Now are we to believe all the 'cow' versions actually originated in the Irish reinterpretation?


----------



## kusurija

rusita preciosa said:


> Originally Posted by *kusurija*
> In Lithuanian:
> Boružė _or _boružytė.
> 
> Does it mean anything else or it's just the name be the insect?


In Lithuanian, as I know, it means only that insect. Boružytė is diminutive from boružė. Boružė came maybe from slavic languages (cf. Czech beruška).
Also Borusija is alternative name (in Lithuanian as not accurate) for Prūsija (Engl.: Prussia).

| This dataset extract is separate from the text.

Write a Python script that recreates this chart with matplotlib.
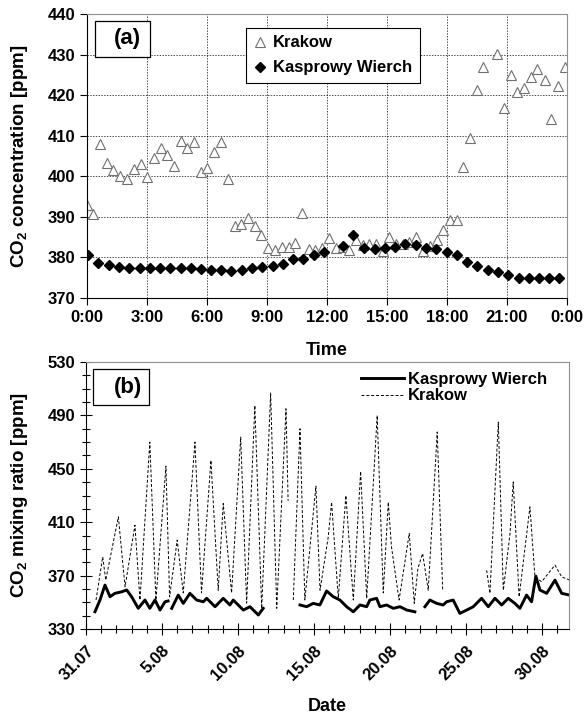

But it is only similar word, which has nothing to do with Boružė. 
Hope this helped and sorry, that I can't explain better about how it came from slavic languages.


----------



## furs

It's coccinella in Italian (same as in Latin).


----------



## Maroseika

Joannes said:


> Now are we to believe all the 'cow' versions actually originated in the Irish reinterpretation?



This motive is much more ancient, cf. Ancient-Indian indragopa - "the one who's heardsman Indra is". 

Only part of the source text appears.